Challenge. Reproduce exactly the opening lines of the listing, stopping after the line that contains "(t2) at (548,732)" and including it.

================================

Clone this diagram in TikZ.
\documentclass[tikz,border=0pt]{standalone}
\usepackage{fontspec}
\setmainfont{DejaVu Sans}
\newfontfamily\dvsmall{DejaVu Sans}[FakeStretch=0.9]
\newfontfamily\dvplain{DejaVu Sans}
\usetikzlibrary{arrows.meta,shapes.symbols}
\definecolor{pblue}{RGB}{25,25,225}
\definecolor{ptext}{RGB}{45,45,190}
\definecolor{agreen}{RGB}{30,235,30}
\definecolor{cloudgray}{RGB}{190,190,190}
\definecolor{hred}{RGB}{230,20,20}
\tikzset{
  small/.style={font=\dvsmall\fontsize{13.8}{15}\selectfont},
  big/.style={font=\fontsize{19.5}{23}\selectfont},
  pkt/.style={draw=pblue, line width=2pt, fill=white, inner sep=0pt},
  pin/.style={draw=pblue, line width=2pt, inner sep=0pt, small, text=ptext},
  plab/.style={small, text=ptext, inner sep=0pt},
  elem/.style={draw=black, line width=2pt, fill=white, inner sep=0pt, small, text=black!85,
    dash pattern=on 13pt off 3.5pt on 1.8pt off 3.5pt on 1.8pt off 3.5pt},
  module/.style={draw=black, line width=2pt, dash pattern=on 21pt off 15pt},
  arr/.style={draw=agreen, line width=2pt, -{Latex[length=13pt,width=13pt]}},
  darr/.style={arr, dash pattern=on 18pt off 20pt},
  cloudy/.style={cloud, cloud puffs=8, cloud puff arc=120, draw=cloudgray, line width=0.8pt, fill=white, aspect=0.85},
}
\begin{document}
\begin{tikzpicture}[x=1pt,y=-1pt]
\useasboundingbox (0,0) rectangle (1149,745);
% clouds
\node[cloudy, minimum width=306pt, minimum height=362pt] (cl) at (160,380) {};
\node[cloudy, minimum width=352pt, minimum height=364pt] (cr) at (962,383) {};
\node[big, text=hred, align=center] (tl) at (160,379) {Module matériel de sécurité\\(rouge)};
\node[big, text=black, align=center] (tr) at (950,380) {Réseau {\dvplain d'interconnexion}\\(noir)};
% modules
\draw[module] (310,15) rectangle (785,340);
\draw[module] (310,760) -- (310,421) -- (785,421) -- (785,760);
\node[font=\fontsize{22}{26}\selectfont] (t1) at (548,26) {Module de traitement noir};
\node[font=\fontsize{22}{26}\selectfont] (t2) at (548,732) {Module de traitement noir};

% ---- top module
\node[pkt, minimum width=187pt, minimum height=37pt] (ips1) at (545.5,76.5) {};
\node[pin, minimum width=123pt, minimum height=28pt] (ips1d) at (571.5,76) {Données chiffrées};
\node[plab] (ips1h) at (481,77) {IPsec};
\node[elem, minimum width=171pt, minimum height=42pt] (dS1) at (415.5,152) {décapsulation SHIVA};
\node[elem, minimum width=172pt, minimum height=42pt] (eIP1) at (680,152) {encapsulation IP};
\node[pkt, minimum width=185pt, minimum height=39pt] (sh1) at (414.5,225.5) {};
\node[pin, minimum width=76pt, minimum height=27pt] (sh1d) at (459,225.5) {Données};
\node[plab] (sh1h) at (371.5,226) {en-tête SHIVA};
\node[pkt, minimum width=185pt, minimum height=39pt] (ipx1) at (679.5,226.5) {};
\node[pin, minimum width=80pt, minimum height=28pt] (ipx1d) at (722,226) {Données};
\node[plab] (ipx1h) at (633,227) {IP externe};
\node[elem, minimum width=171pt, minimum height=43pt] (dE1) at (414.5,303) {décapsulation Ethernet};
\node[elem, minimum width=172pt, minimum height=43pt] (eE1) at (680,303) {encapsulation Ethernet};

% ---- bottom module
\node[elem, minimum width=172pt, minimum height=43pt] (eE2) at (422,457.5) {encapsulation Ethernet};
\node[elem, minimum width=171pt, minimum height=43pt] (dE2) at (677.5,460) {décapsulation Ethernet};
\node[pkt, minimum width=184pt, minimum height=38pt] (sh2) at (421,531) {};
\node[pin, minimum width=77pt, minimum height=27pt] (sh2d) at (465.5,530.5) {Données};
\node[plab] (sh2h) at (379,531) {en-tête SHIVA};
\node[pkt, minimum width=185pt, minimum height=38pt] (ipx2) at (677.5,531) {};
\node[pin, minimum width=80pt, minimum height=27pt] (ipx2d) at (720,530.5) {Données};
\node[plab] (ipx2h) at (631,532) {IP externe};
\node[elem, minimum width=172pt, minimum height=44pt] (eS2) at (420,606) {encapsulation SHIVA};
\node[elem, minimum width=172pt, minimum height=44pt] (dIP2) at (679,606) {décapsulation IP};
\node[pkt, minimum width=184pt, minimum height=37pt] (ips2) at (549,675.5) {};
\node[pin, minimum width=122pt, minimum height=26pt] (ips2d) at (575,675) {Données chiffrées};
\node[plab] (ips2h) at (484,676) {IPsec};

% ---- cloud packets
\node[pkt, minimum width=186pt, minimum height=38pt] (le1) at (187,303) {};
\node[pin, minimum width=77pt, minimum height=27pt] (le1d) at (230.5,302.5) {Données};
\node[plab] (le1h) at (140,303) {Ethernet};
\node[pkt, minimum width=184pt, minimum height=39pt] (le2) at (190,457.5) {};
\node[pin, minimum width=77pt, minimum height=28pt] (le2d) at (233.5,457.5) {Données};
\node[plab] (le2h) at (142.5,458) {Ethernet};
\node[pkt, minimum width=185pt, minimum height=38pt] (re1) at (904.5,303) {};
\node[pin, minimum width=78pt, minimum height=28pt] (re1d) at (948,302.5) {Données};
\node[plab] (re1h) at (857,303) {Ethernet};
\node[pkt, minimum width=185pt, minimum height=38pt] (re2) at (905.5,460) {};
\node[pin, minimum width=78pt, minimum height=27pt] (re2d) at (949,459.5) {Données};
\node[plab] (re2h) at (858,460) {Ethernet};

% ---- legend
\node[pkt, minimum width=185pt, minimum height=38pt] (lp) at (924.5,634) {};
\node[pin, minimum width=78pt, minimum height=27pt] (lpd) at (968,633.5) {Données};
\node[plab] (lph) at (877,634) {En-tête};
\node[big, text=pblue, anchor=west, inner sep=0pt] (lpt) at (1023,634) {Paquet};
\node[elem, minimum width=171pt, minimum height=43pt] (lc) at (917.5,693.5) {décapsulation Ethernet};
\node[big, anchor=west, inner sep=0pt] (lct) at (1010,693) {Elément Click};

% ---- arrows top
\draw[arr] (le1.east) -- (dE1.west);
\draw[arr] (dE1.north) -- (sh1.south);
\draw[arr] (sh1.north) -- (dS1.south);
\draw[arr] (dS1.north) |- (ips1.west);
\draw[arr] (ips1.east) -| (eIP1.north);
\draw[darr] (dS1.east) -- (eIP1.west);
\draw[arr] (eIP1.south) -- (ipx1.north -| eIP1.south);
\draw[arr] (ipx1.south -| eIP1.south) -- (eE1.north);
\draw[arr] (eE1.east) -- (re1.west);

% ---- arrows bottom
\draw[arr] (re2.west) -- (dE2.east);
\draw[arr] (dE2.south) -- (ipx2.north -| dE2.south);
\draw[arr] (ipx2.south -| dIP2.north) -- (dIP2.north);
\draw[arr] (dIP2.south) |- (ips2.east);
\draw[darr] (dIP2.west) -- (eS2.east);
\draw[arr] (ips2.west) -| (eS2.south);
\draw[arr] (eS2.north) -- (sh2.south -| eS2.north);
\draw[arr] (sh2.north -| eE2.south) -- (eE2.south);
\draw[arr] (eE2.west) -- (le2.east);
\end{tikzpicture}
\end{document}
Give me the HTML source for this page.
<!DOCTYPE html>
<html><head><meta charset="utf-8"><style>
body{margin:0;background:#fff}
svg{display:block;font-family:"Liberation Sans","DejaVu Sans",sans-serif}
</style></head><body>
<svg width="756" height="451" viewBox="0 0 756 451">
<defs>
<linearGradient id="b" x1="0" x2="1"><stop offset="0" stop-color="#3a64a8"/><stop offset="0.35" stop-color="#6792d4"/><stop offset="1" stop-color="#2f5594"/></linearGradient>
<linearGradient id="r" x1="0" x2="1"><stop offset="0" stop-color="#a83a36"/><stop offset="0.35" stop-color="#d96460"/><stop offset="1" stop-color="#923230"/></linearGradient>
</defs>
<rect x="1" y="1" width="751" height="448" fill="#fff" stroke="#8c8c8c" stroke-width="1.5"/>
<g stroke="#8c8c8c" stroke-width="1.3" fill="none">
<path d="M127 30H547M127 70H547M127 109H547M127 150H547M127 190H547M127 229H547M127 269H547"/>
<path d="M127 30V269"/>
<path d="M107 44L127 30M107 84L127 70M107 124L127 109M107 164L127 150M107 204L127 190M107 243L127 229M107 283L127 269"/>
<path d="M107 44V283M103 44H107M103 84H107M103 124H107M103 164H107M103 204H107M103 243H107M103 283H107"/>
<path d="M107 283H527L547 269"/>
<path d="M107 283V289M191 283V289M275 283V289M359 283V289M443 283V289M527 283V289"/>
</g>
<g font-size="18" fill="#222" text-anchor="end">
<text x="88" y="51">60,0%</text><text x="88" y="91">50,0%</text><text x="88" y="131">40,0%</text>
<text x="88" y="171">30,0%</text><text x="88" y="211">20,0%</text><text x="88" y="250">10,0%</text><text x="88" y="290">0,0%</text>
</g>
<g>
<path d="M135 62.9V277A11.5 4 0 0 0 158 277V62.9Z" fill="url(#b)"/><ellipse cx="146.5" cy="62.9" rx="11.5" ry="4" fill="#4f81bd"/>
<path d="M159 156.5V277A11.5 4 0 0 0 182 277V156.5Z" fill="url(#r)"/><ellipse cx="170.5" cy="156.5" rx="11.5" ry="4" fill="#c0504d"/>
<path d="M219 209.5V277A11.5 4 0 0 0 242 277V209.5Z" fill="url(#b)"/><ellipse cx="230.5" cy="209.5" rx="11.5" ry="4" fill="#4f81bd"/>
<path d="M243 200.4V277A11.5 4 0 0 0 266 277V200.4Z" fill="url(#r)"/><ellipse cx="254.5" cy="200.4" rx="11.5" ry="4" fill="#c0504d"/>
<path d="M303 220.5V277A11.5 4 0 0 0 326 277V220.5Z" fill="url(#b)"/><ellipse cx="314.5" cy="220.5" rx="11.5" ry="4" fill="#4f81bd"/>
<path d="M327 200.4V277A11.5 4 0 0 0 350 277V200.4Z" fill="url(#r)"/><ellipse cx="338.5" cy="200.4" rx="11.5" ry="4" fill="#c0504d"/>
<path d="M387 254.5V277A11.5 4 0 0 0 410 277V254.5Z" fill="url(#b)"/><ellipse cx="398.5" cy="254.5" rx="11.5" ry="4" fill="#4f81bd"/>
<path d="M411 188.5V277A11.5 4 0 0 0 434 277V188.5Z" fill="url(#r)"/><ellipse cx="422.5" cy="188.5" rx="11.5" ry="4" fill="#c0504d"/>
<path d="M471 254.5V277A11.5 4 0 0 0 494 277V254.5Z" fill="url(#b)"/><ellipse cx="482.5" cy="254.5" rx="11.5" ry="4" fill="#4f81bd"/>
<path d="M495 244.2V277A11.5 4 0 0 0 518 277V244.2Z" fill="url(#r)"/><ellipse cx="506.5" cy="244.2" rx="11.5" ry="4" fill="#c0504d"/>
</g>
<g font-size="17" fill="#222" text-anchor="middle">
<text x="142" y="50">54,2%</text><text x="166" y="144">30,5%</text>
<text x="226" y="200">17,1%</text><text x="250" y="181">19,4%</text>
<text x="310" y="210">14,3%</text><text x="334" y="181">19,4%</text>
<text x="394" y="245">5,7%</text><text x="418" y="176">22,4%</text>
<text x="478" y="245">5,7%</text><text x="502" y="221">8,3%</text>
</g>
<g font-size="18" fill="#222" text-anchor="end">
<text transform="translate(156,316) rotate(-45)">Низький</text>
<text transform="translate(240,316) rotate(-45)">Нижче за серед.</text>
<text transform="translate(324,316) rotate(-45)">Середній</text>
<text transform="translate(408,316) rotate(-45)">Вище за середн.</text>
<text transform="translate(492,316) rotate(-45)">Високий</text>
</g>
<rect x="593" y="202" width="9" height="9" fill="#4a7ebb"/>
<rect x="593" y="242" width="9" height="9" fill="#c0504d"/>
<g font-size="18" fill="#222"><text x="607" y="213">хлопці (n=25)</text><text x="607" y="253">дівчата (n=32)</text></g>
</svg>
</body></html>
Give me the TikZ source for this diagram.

================================

Result below.
Clone this diagram in TikZ.
\documentclass[tikz,border=0pt]{standalone}
\usepackage{fontspec}
\setmainfont{DejaVu Sans}
\newfontfamily\dvsmall{DejaVu Sans}[FakeStretch=0.9]
\newfontfamily\dvplain{DejaVu Sans}
\usetikzlibrary{arrows.meta,shapes.symbols}
\definecolor{pblue}{RGB}{25,25,225}
\definecolor{ptext}{RGB}{45,45,190}
\definecolor{agreen}{RGB}{30,235,30}
\definecolor{cloudgray}{RGB}{190,190,190}
\definecolor{hred}{RGB}{230,20,20}
\tikzset{
  small/.style={font=\dvsmall\fontsize{13.8}{15}\selectfont},
  big/.style={font=\fontsize{19.5}{23}\selectfont},
  pkt/.style={draw=pblue, line width=2pt, fill=white, inner sep=0pt},
  pin/.style={draw=pblue, line width=2pt, inner sep=0pt, small, text=ptext},
  plab/.style={small, text=ptext, inner sep=0pt},
  elem/.style={draw=black, line width=2pt, fill=white, inner sep=0pt, small, text=black!85,
    dash pattern=on 13pt off 3.5pt on 1.8pt off 3.5pt on 1.8pt off 3.5pt},
  module/.style={draw=black, line width=2pt, dash pattern=on 21pt off 15pt},
  arr/.style={draw=agreen, line width=2pt, -{Latex[length=13pt,width=13pt]}},
  darr/.style={arr, dash pattern=on 18pt off 20pt},
  cloudy/.style={cloud, cloud puffs=8, cloud puff arc=120, draw=cloudgray, line width=0.8pt, fill=white, aspect=0.85},
}
\begin{document}
\begin{tikzpicture}[x=1pt,y=-1pt]
\useasboundingbox (0,0) rectangle (1149,745);
% clouds
\node[cloudy, minimum width=306pt, minimum height=362pt] (cl) at (160,380) {};
\node[cloudy, minimum width=352pt, minimum height=364pt] (cr) at (962,383) {};
\node[big, text=hred, align=center] (tl) at (160,379) {Module matériel de sécurité\\(rouge)};
\node[big, text=black, align=center] (tr) at (950,380) {Réseau {\dvplain d'interconnexion}\\(noir)};
% modules
\draw[module] (310,15) rectangle (785,340);
\draw[module] (310,760) -- (310,421) -- (785,421) -- (785,760);
\node[font=\fontsize{22}{26}\selectfont] (t1) at (548,26) {Module de traitement noir};
\node[font=\fontsize{22}{26}\selectfont] (t2) at (548,732) {Module de traitement noir};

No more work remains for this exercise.